Robinson notes that ESG factors are often suited for long-term investing, so, for DB plans, ESG investments might conflict with short-term investing strategies.
He recommends that plan sponsors talk to their ERISA attorneys about how to best interpret the DOL proposal. “The DOL doesn’t get into specifics about how to determine financial pecuniary benefits, so plan sponsors need advice about that,” Robinson says. He adds that there is “no magic way” to determine whether an investment is financially attractive or not—looking at past performance is the most concrete way, and forward looking is equally critical.
A Note About the DOL Proxy Voting Proposal
The DOL also recently proposed a rule about proxy voting by employee benefit plans, which applies to the direct investments of employee benefit plans, Abbott says. “The DOL says it wants to reduce plan expenses, and that it wants plan fiduciaries to refrain from voting when the proposal for which shareholders are voting is not going to have a financial impact on the plan,” he says. “But, equity is ownership and ownership has power. Proxy voting is a right of ownership. It seems to me that by the time fiduciaries have done the research to see if a proxy proposal will have a financial impact, they’ve already spent the money the DOL says it wants to save. So, I’m not clear what the proxy proposal is trying to do.”
As for the proxy voting proposal, he says, there could be more guidance about what type of issue matters and warrants research.

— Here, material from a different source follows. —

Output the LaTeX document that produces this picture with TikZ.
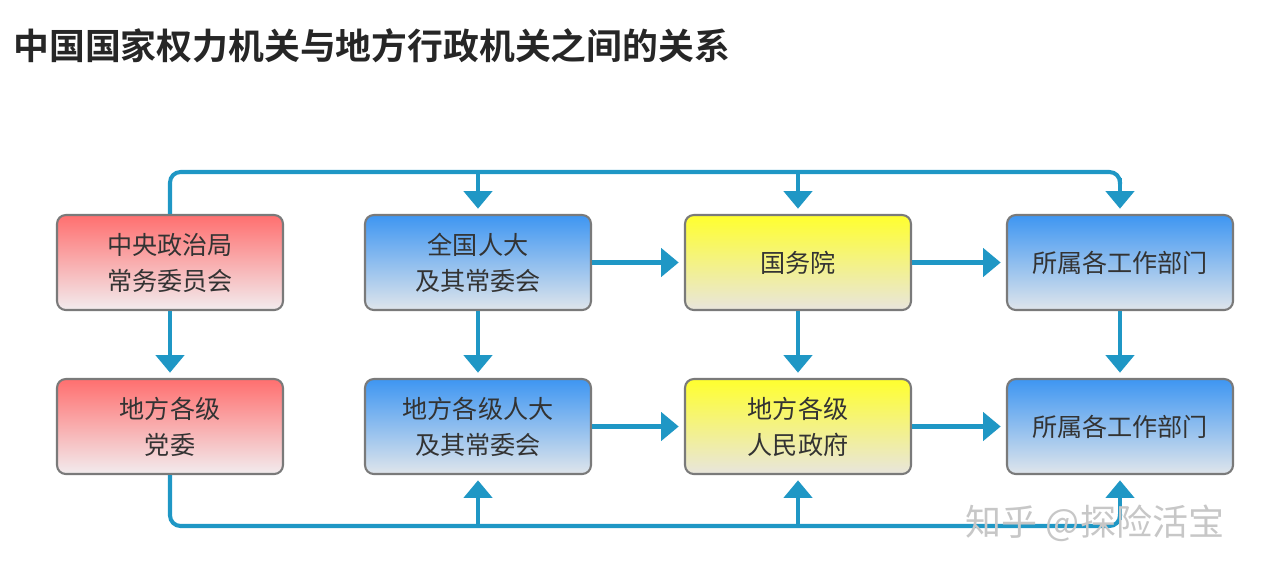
\documentclass[tikz,border=0pt]{standalone}
\usepackage{fontspec}
\setmainfont{Noto Sans CJK SC}[BoldFont=Noto Sans CJK SC Bold]
\usetikzlibrary{arrows.meta,calc}
\definecolor{linkblue}{HTML}{1F97C5}
\definecolor{boxedge}{HTML}{7A7A7A}
\definecolor{redtop}{HTML}{FF6F6F}
\definecolor{redbot}{HTML}{F2ECEE}
\definecolor{bluetop}{HTML}{3E96F2}
\definecolor{bluebot}{HTML}{DFE5EB}
\definecolor{yeltop}{HTML}{FFFF2E}
\definecolor{yelbot}{HTML}{E8E5DD}
\tikzset{
  organ/.style={draw=boxedge, line width=1.2pt, rounded corners=5pt, minimum width=4.52cm, minimum height=1.9cm,
    align=center, text=black!80, font=\fontsize{14.3}{20.5}\selectfont},
  party/.style={organ, top color=redtop, bottom color=redbot},
  congress/.style={organ, top color=bluetop, bottom color=bluebot},
  govt/.style={organ, top color=yeltop, bottom color=yelbot},
  link/.style={draw=linkblue, line width=2.3pt, -{Triangle[width=16pt,length=10pt]}, shorten >=3pt},
  rail/.style={draw=linkblue, line width=2.3pt, rounded corners=6pt}
}
\begin{document}
\begin{tikzpicture}[x=0.02cm, y=-0.02cm]
        \useasboundingbox (0,0) rectangle (1262,576);
        \node[anchor=west, inner sep=0, font=\bfseries\fontsize{20.4}{24}\selectfont, text=black!85] (title) at (13,46) {中国国家权力机关与地方行政机关之间的关系};
        % upper row: central organs
        \node[party] (pol) at (170,262.5) {中央政治局\\常务委员会};
        \node[congress] (npc) at (478,262.5) {全国人大\\及其常委会};
        \node[govt] (state) at (798,262.5) {国务院};
        \node[congress] (dept) at (1120,262.5) {所属各工作部门};
        % lower row: local organs
        \node[party] (lparty) at (170,426.5) {地方各级\\党委};
        \node[congress] (lpc) at (478,426.5) {地方各级人大\\及其常委会};
        \node[govt] (lgov) at (798,426.5) {地方各级\\人民政府};
        \node[congress] (ldept) at (1120,426.5) {所属各工作部门};
        \coordinate (topy) at (0,172);
        \coordinate (boty) at (0,526);
        % top rail
        \draw[rail] (pol.north) |- (topy -| dept.north) -- ($(topy -| dept.north)+(0,12)$);
        \draw[link] ($(topy -| dept.north)+(0,6)$) -- (dept.north);
        \draw[link] (topy -| npc.north) -- (npc.north);
        \draw[link] (topy -| state.north) -- (state.north);
        % bottom rail
        \draw[rail] (lparty.south) |- (boty -| ldept.south) -- ($(boty -| ldept.south)+(0,-12)$);
        \draw[link] ($(boty -| ldept.south)+(0,-6)$) -- (ldept.south);
        \draw[link] (boty -| lpc.south) -- (lpc.south);
        \draw[link] (boty -| lgov.south) -- (lgov.south);
        % rows
        \draw[link] (npc) -- (state);
        \draw[link] (state) -- (dept);
        \draw[link] (lpc) -- (lgov);
        \draw[link] (lgov) -- (ldept);
        % columns
        \draw[link] (pol) -- (lparty);
        \draw[link] (npc) -- (lpc);
        \draw[link] (state) -- (lgov);
        \draw[link] (dept) -- (ldept);
        \node[text=black!22, font=\fontsize{20.5}{24}\selectfont, inner sep=0] (mark) at (1095,523) {知乎 @探险活宝};
\end{tikzpicture}
\end{document}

A Difference in Government Views
Back to the subject of the DOL ESG proposal, Robinson points out that there is a difference in the landscapes for ESG investing in the U.S. and the UK. In the UK, there is a similar proposal from the Department for Work and Pensions (DWP). However, the DWP proposal that is out for consultation suggests that large pensions report on ESG factors in financial disclosures. “It’s not trying to influence how pensions invest; it’s just a proposal on reporting,” Robinson says.
“In the UK, the government says ESG is good and plan sponsors should consider them, and here’s what to consider specifically,” Abbott says.

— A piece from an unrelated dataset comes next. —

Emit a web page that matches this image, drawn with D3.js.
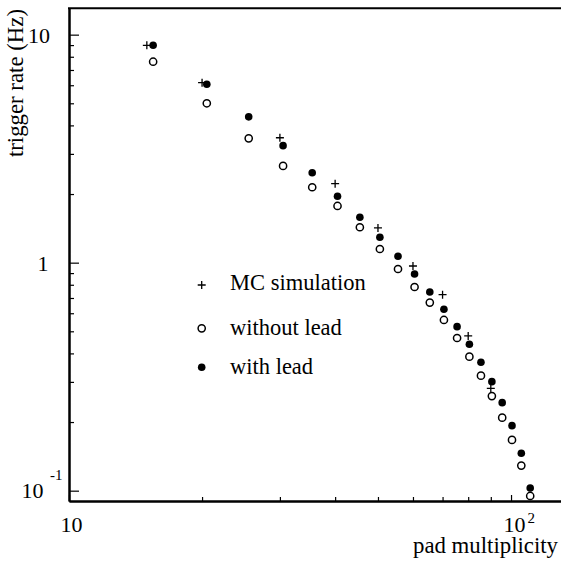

He adds that he believes interest in ESG investing will continue to grow, that views similar to those of the UK government will take hold and that there will be more demand for ESG investing by retirement plan participants. Abbott says this can be good for competition and evolution in the marketplace, and he believes managers will continue their efforts to provide good ESG investment opportunities.
Whether the DOL proposal moves forward in its current form or not, having a more tangible process to address ESG factors in investment selection would be beneficial to plan sponsors, Robinson says.